Plotting code records
—————
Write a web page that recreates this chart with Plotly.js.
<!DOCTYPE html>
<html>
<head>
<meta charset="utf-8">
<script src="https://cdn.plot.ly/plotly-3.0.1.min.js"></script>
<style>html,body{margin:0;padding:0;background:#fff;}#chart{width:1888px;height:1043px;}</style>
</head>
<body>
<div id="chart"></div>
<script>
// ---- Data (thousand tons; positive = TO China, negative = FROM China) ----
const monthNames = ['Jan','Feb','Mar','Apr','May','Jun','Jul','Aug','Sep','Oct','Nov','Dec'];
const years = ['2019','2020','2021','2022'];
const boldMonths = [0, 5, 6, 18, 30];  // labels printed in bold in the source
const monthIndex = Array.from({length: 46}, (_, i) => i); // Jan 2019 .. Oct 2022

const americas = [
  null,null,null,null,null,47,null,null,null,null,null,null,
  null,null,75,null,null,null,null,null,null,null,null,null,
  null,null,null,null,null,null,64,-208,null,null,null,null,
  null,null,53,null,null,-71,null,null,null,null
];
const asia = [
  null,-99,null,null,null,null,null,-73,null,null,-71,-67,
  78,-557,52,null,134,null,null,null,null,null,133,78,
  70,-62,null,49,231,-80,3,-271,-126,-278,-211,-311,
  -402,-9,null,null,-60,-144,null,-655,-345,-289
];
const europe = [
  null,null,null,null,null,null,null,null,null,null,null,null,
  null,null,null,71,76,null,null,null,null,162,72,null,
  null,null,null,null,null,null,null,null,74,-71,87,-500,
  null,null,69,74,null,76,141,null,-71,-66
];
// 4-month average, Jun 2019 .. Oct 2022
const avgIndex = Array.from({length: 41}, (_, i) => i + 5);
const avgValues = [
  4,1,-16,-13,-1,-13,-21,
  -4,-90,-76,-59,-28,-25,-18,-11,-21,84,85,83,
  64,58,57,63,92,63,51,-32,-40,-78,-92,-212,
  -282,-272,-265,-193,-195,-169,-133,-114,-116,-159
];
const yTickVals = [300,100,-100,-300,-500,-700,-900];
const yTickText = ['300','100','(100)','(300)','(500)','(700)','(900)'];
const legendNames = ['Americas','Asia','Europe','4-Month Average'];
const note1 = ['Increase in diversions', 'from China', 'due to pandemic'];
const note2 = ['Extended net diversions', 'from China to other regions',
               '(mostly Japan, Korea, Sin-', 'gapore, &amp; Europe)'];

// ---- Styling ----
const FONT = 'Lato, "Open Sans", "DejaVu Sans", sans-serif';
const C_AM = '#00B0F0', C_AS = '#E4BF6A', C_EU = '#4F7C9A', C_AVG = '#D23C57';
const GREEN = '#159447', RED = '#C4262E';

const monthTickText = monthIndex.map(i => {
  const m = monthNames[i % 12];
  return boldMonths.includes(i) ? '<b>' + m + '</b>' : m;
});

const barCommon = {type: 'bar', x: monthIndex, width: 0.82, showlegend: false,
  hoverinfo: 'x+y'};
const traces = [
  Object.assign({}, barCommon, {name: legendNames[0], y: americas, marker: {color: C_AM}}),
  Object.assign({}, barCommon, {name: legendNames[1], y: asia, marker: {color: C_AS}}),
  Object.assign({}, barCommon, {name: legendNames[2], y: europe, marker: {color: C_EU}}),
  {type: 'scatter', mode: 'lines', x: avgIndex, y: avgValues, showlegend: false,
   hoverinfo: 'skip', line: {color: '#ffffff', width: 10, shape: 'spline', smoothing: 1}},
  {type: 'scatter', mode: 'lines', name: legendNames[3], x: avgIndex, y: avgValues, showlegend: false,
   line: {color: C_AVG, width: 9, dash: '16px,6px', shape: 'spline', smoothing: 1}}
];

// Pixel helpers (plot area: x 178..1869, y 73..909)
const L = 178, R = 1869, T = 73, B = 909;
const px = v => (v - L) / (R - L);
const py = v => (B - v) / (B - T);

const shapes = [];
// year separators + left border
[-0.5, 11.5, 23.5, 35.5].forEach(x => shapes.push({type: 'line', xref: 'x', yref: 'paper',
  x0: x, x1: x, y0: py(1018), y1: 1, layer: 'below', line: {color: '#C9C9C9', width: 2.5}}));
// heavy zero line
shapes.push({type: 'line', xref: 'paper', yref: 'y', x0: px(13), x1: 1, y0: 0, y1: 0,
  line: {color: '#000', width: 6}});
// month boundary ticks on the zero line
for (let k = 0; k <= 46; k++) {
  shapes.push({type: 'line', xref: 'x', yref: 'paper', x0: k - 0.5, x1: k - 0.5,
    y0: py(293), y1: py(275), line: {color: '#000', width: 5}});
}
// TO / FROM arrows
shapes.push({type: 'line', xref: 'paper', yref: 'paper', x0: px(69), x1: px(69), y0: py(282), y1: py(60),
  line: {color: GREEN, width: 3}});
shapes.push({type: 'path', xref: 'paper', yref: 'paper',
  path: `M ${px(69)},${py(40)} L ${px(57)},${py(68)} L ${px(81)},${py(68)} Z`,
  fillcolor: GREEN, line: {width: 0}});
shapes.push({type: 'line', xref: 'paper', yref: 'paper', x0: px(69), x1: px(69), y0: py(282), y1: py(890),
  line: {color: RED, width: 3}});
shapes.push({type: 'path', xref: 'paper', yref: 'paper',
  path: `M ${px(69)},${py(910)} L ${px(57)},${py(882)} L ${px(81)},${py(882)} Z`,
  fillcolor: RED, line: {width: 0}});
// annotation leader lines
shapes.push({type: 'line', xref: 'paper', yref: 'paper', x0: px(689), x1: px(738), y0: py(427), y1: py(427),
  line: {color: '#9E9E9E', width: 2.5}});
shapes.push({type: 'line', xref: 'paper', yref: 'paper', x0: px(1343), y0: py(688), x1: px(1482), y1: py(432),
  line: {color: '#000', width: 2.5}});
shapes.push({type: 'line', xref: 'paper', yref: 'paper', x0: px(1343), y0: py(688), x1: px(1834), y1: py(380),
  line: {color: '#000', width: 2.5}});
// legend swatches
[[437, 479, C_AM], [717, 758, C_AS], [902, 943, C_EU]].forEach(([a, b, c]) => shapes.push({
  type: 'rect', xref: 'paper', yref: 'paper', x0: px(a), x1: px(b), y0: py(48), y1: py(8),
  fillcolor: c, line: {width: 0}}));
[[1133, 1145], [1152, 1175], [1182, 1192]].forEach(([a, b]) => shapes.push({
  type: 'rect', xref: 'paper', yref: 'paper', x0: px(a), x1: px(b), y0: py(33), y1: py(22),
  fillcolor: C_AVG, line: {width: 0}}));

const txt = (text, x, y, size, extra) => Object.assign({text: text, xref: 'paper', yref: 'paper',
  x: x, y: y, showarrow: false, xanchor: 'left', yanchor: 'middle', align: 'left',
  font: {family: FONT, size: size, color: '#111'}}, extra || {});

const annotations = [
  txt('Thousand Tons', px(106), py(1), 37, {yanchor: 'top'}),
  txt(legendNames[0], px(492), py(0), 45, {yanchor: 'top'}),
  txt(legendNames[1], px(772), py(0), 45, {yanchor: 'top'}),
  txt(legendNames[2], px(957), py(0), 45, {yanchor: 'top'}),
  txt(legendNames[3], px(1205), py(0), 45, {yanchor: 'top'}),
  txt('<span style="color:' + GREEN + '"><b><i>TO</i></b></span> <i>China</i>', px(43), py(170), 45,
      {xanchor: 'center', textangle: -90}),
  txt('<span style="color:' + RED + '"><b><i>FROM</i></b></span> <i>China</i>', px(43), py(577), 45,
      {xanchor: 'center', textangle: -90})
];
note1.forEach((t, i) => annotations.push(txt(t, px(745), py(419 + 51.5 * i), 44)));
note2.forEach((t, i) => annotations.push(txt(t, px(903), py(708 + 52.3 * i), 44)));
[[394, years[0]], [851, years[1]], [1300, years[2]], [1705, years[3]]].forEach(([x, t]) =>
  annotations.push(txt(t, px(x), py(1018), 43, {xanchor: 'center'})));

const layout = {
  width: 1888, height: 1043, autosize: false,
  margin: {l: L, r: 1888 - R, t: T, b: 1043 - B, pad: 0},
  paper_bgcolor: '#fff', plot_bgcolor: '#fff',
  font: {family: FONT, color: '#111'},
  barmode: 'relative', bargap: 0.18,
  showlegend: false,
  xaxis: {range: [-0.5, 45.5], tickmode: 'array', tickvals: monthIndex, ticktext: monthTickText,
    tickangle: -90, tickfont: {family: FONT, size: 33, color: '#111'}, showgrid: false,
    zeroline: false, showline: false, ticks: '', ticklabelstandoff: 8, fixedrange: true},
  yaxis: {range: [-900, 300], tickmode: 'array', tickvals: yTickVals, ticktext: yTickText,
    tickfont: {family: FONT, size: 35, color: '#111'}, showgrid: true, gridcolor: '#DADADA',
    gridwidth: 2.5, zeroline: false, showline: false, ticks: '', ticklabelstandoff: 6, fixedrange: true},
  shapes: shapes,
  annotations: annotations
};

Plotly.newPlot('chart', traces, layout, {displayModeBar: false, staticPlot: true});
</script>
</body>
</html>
—————
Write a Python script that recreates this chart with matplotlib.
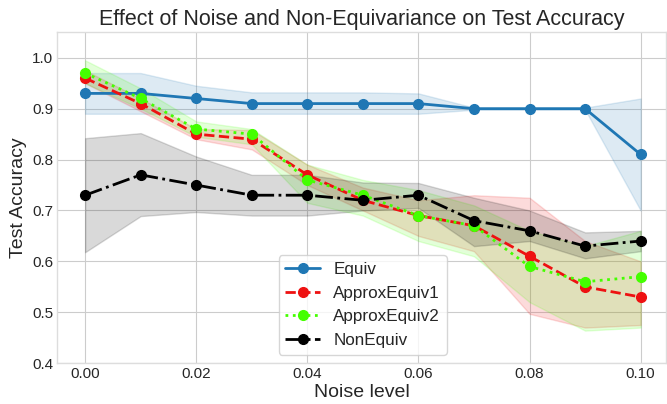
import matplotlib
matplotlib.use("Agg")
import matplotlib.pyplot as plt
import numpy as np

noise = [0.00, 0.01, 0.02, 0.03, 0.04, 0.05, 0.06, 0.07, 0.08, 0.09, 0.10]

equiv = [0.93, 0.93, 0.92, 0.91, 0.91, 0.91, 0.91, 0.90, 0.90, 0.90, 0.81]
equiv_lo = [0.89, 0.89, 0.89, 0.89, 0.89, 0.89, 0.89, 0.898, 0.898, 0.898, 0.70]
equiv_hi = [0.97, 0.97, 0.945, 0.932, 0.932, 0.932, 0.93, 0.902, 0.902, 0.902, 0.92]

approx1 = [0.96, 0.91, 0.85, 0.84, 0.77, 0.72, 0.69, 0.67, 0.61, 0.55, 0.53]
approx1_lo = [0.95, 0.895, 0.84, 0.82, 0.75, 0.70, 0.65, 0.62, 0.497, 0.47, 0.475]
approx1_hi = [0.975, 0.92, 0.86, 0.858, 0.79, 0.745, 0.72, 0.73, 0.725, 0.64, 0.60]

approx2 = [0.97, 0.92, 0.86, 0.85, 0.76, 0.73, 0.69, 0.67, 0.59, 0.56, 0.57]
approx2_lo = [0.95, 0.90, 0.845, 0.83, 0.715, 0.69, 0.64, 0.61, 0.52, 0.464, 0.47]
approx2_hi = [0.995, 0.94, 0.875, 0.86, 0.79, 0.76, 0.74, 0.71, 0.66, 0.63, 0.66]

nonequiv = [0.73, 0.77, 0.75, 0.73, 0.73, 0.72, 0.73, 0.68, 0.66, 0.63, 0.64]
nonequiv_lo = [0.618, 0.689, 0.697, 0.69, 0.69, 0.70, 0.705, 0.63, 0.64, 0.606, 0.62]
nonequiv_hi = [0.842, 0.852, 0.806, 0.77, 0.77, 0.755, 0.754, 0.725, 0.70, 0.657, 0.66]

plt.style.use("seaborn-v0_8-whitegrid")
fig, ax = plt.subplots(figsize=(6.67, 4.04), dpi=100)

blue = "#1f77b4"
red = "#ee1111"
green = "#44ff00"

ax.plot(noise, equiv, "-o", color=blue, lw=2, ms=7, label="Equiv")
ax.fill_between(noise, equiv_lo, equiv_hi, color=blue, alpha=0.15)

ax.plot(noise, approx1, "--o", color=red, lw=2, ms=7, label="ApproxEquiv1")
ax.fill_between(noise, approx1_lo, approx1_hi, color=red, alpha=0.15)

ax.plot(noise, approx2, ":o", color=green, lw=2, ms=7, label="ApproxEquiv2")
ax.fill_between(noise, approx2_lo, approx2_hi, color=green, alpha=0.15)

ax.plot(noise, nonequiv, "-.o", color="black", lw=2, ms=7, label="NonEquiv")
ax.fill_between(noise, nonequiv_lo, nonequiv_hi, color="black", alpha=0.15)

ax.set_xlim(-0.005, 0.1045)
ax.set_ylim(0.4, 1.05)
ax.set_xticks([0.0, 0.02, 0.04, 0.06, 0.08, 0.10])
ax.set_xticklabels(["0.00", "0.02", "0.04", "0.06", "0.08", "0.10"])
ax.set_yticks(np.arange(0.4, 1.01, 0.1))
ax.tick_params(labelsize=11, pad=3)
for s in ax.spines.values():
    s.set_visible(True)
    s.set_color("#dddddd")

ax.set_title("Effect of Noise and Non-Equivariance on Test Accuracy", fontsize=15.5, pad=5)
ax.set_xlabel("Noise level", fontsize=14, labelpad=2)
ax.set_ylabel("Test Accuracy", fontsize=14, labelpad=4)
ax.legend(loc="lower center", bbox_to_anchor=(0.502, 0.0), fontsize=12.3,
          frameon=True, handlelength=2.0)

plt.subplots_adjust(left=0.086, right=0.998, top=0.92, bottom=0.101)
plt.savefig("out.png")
—————
▸ Given exercise:
Of the lines above, copy only those from the one holding "Write a Python" to the one holding "0.08, 0.09, 0.10]", both included, and exclude every image.

▸ Task output:
Write a Python script that recreates this chart with matplotlib.
import matplotlib
matplotlib.use("Agg")
import matplotlib.pyplot as plt
import numpy as np

noise = [0.00, 0.01, 0.02, 0.03, 0.04, 0.05, 0.06, 0.07, 0.08, 0.09, 0.10]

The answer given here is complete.